BEGIN DATASET EXCERPT
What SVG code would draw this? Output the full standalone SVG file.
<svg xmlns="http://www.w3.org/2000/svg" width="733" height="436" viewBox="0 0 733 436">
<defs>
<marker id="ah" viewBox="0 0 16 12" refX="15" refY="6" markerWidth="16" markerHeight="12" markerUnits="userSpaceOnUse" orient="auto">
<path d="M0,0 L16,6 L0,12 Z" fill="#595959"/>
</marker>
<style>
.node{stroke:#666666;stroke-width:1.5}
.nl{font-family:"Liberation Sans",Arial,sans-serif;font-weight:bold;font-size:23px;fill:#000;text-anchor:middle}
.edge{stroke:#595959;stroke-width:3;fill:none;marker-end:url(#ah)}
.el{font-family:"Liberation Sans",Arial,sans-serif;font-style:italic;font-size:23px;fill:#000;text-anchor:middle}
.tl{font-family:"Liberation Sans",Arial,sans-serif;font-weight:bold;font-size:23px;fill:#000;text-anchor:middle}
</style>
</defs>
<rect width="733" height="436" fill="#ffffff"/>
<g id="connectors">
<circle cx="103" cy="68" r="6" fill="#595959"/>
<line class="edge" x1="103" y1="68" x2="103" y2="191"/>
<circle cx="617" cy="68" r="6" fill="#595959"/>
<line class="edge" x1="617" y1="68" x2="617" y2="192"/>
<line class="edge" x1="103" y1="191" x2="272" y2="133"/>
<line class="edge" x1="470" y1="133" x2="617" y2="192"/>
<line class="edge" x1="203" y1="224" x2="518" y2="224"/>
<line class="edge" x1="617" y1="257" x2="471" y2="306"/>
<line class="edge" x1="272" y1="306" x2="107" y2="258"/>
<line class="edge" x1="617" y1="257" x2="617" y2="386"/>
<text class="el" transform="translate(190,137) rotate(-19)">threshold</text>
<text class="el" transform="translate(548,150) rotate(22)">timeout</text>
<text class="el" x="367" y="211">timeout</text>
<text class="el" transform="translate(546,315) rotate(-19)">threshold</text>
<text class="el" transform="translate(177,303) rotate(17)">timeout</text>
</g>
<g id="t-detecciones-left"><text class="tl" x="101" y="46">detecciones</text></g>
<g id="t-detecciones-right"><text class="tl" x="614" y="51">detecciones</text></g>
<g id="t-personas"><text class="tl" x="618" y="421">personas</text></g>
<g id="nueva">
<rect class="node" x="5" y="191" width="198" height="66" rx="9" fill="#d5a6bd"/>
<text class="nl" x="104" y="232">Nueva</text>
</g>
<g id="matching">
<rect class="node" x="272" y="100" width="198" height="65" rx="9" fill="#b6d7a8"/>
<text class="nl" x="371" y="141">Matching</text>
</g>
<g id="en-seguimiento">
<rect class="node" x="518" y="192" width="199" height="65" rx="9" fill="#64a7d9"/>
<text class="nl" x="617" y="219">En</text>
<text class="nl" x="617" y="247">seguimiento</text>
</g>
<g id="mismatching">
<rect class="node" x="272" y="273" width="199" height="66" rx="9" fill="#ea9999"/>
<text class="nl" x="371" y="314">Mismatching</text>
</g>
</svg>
END DATASET EXCERPT
STATED GOAL — Copy each line of the data exactly, leaving nothing out.

RESPONSE TO THIS EXERCISE —
What SVG code would draw this? Output the full standalone SVG file.
<svg xmlns="http://www.w3.org/2000/svg" width="733" height="436" viewBox="0 0 733 436">
<defs>
<marker id="ah" viewBox="0 0 16 12" refX="15" refY="6" markerWidth="16" markerHeight="12" markerUnits="userSpaceOnUse" orient="auto">
<path d="M0,0 L16,6 L0,12 Z" fill="#595959"/>
</marker>
<style>
.node{stroke:#666666;stroke-width:1.5}
.nl{font-family:"Liberation Sans",Arial,sans-serif;font-weight:bold;font-size:23px;fill:#000;text-anchor:middle}
.edge{stroke:#595959;stroke-width:3;fill:none;marker-end:url(#ah)}
.el{font-family:"Liberation Sans",Arial,sans-serif;font-style:italic;font-size:23px;fill:#000;text-anchor:middle}
.tl{font-family:"Liberation Sans",Arial,sans-serif;font-weight:bold;font-size:23px;fill:#000;text-anchor:middle}
</style>
</defs>
<rect width="733" height="436" fill="#ffffff"/>
<g id="connectors">
<circle cx="103" cy="68" r="6" fill="#595959"/>
<line class="edge" x1="103" y1="68" x2="103" y2="191"/>
<circle cx="617" cy="68" r="6" fill="#595959"/>
<line class="edge" x1="617" y1="68" x2="617" y2="192"/>
<line class="edge" x1="103" y1="191" x2="272" y2="133"/>
<line class="edge" x1="470" y1="133" x2="617" y2="192"/>
<line class="edge" x1="203" y1="224" x2="518" y2="224"/>
<line class="edge" x1="617" y1="257" x2="471" y2="306"/>
<line class="edge" x1="272" y1="306" x2="107" y2="258"/>
<line class="edge" x1="617" y1="257" x2="617" y2="386"/>
<text class="el" transform="translate(190,137) rotate(-19)">threshold</text>
<text class="el" transform="translate(548,150) rotate(22)">timeout</text>
<text class="el" x="367" y="211">timeout</text>
<text class="el" transform="translate(546,315) rotate(-19)">threshold</text>
<text class="el" transform="translate(177,303) rotate(17)">timeout</text>
</g>
<g id="t-detecciones-left"><text class="tl" x="101" y="46">detecciones</text></g>
<g id="t-detecciones-right"><text class="tl" x="614" y="51">detecciones</text></g>
<g id="t-personas"><text class="tl" x="618" y="421">personas</text></g>
<g id="nueva">
<rect class="node" x="5" y="191" width="198" height="66" rx="9" fill="#d5a6bd"/>
<text class="nl" x="104" y="232">Nueva</text>
</g>
<g id="matching">
<rect class="node" x="272" y="100" width="198" height="65" rx="9" fill="#b6d7a8"/>
<text class="nl" x="371" y="141">Matching</text>
</g>
<g id="en-seguimiento">
<rect class="node" x="518" y="192" width="199" height="65" rx="9" fill="#64a7d9"/>
<text class="nl" x="617" y="219">En</text>
<text class="nl" x="617" y="247">seguimiento</text>
</g>
<g id="mismatching">
<rect class="node" x="272" y="273" width="199" height="66" rx="9" fill="#ea9999"/>
<text class="nl" x="371" y="314">Mismatching</text>
</g>
</svg>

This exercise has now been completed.